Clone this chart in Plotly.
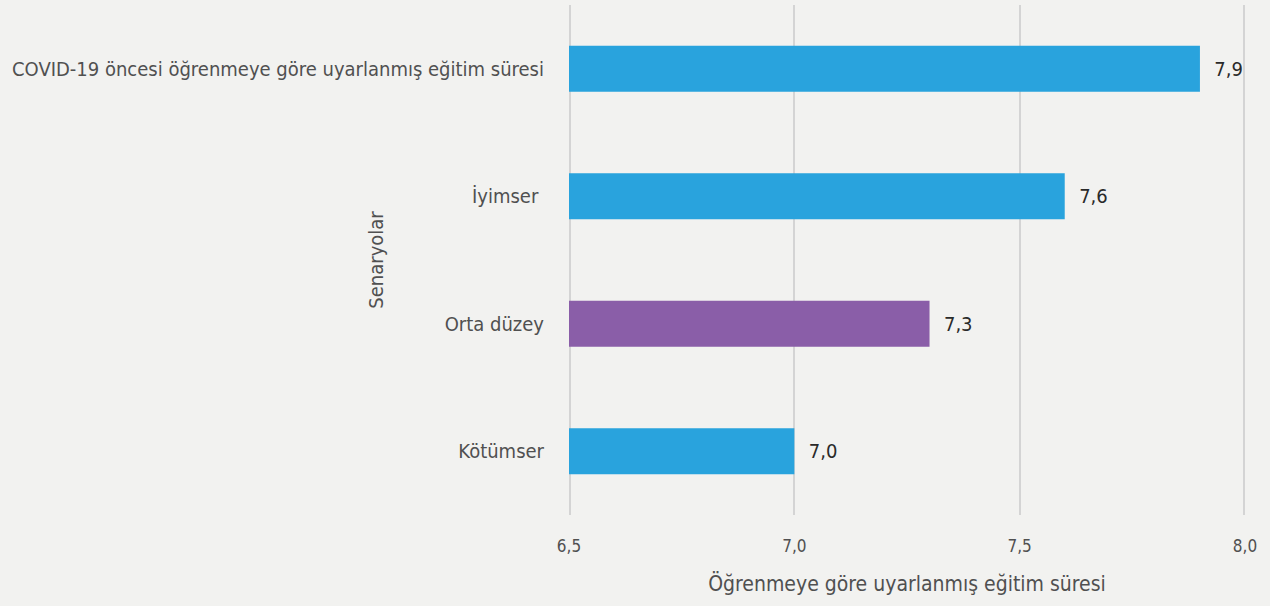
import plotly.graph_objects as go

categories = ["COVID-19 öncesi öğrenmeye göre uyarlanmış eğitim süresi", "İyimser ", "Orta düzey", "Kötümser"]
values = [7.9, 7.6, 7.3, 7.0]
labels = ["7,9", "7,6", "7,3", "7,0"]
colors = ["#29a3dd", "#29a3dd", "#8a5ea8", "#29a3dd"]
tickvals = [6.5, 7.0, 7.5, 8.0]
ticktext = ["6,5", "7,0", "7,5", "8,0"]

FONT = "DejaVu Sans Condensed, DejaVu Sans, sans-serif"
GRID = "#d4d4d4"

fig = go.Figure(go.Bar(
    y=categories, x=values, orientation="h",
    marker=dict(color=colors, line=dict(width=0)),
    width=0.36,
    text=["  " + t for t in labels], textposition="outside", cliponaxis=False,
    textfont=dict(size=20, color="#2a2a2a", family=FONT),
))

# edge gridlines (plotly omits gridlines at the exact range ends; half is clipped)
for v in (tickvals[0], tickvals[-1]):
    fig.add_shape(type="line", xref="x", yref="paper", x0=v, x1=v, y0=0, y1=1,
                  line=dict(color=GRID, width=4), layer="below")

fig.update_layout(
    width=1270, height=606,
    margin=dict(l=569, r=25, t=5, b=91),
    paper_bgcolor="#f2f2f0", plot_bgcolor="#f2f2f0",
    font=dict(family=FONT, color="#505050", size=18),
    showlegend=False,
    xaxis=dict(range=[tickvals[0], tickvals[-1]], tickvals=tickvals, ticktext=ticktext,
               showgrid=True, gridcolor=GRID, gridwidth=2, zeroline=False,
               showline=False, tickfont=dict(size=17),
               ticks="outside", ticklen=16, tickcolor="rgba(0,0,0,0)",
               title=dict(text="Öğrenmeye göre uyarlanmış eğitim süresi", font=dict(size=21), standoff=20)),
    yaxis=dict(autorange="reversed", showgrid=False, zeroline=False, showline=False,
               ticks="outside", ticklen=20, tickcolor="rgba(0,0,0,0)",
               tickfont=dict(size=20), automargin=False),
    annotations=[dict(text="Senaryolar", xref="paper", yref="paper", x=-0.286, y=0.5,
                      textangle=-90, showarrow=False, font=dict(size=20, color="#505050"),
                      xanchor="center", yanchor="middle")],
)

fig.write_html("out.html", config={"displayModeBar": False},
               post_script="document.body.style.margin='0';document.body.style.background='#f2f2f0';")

● ● ● ●

EXERCISE DIRECTIONS -
Without the pictures, copy the material exactly as given.

PROBLEM SOLUTION -
Clone this chart in Plotly.
import plotly.graph_objects as go

categories = ["COVID-19 öncesi öğrenmeye göre uyarlanmış eğitim süresi", "İyimser ", "Orta düzey", "Kötümser"]
values = [7.9, 7.6, 7.3, 7.0]
labels = ["7,9", "7,6", "7,3", "7,0"]
colors = ["#29a3dd", "#29a3dd", "#8a5ea8", "#29a3dd"]
tickvals = [6.5, 7.0, 7.5, 8.0]
ticktext = ["6,5", "7,0", "7,5", "8,0"]

FONT = "DejaVu Sans Condensed, DejaVu Sans, sans-serif"
GRID = "#d4d4d4"

fig = go.Figure(go.Bar(
    y=categories, x=values, orientation="h",
    marker=dict(color=colors, line=dict(width=0)),
    width=0.36,
    text=["  " + t for t in labels], textposition="outside", cliponaxis=False,
    textfont=dict(size=20, color="#2a2a2a", family=FONT),
))

# edge gridlines (plotly omits gridlines at the exact range ends; half is clipped)
for v in (tickvals[0], tickvals[-1]):
    fig.add_shape(type="line", xref="x", yref="paper", x0=v, x1=v, y0=0, y1=1,
                  line=dict(color=GRID, width=4), layer="below")

fig.update_layout(
    width=1270, height=606,
    margin=dict(l=569, r=25, t=5, b=91),
    paper_bgcolor="#f2f2f0", plot_bgcolor="#f2f2f0",
    font=dict(family=FONT, color="#505050", size=18),
    showlegend=False,
    xaxis=dict(range=[tickvals[0], tickvals[-1]], tickvals=tickvals, ticktext=ticktext,
               showgrid=True, gridcolor=GRID, gridwidth=2, zeroline=False,
               showline=False, tickfont=dict(size=17),
               ticks="outside", ticklen=16, tickcolor="rgba(0,0,0,0)",
               title=dict(text="Öğrenmeye göre uyarlanmış eğitim süresi", font=dict(size=21), standoff=20)),
    yaxis=dict(autorange="reversed", showgrid=False, zeroline=False, showline=False,
               ticks="outside", ticklen=20, tickcolor="rgba(0,0,0,0)",
               tickfont=dict(size=20), automargin=False),
    annotations=[dict(text="Senaryolar", xref="paper", yref="paper", x=-0.286, y=0.5,
                      textangle=-90, showarrow=False, font=dict(size=20, color="#505050"),
                      xanchor="center", yanchor="middle")],
)

fig.write_html("out.html", config={"displayModeBar": False},
               post_script="document.body.style.margin='0';document.body.style.background='#f2f2f0';")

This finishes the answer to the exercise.